殻を打ち破れ138回
棺を閉じる直前、突然、聞き慣れぬ言葉が悲鳴のようにあがった。それに重なる激しい泣き声。質素な喪服の女性が3、4人、故人の身内のようで、とめどない別れの訴えかけは、北京語と知れた。8月10日午後、横浜のメモワールホール瀬谷で営まれた、歌手真唯林(まゆりん)の葬儀だ。

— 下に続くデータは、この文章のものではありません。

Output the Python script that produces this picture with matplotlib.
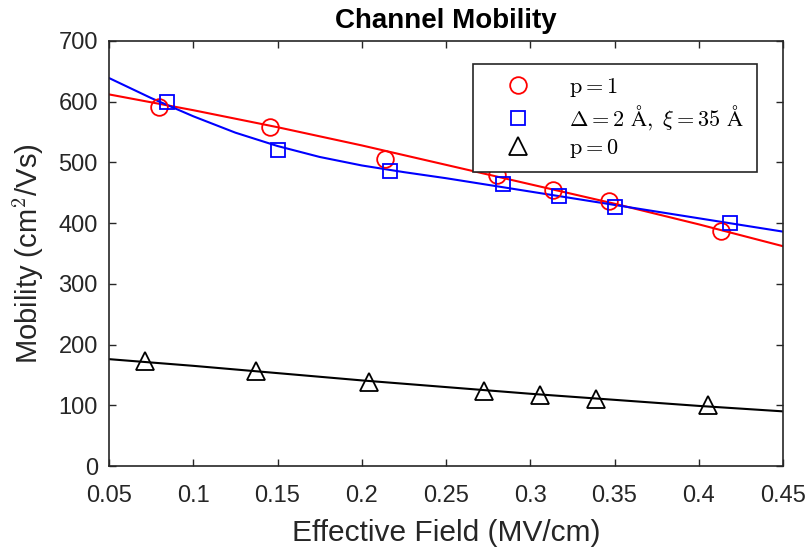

真唯林は台湾・嘉義市の出身。1988年に来日して『みちのくひとり旅』で知られる作曲家三島大輔に師事、翌年『演歌草』で日本クラウンからデビューした。代表作は『東京夜景』で、星野哲郎の詞に三島の曲。はとバスの定期観光開始50年を記念したイメージソングだった。日本での活躍を期待され、台湾の「正月紅白テレビ」に出演したこともある。亡くなったのは8月7日、享年50。
訃報は三島からの電話で伝えられた。
「がんだった。あっちこちに転移して、手を尽くしたが、だめだった...」
口下手の歌書きの声が、ボソボソと続いた。家族同然のつき合いが25年。もう一息! もう一息!と、お尻を叩きながら、一緒に頑張ってきた愛弟子の死だ。炎暑と言ってもいい今年の夏、精根尽きた闘病者も多いが、彼女もその一人だったのか――。
葬儀に駆けつけた僕に、三島が「送る言葉を!」と言う。その強い眼の色に促されて、僕はぶっつけ本番でしゃべった。新潟・長岡の神社に、全国の神々が集まる夜があるというのを、大勢で見に行ったことがある。深夜、宙空に舞ういくつもの火の玉を見上げて「ほら! ほら!」と彼女が笑ったのを覚えている。明るくて、人なつっこい娘だった。数ヶ月前、横浜で歌う会を開いたのに、日程が合わずに行けなかったことが悔まれる。体調回復...と聞いたが、あれが最後の舞台になったのか...。
「まだ50才は若過ぎる。ああもしたい、こうもなりたいという、夢が沢山あったろう。きっと歌にも、これから味が濃くなるころだったのに...」
霊前で、僕は暗澹としたままだった。いくら近くても、彼女にとって日本は異国のはずだ。言葉も文化も生活も、全然違う国へ来て、そこになじみ、その国の言葉で歌うプロになる。そのうえで、その国の歌手たちと競争して、勝ち抜いて行こうとする。なみ大ていの覚悟と生き方ではない。しかも真唯林は、厄介な病気と闘うことにまで、この国を選んだ。そんなに日本が良かったのか!
式場には、5年前の新曲『泣きたい夜』のポスターが貼られていた。バーのカウンター、左手にグラスを持つ彼女の、憂い顔が若々しくきれいだ。式は読経もなく、親しい人々が合掌した。「林ちゃん!」「林ちゃん!」と、ファンらしい女性が呼びかける声が続く。来日25年、50才の生涯で、残念ながら彼女の人と芸は、全国的に知られるものにはならなかった。しかし、数は多くなくても日本のあちこちに、彼女を愛した人々は確かに居た。
送る側を代表してあいさつした三島の声は、「俺もやがて行くから」と、途切れがちだった。彼もまた病院から抜け出しての、野辺の送りだと聞いた。真唯林が残した思いを少しでも実らせるために、僕は彼の、一日も早い全快を祈るばかりだった。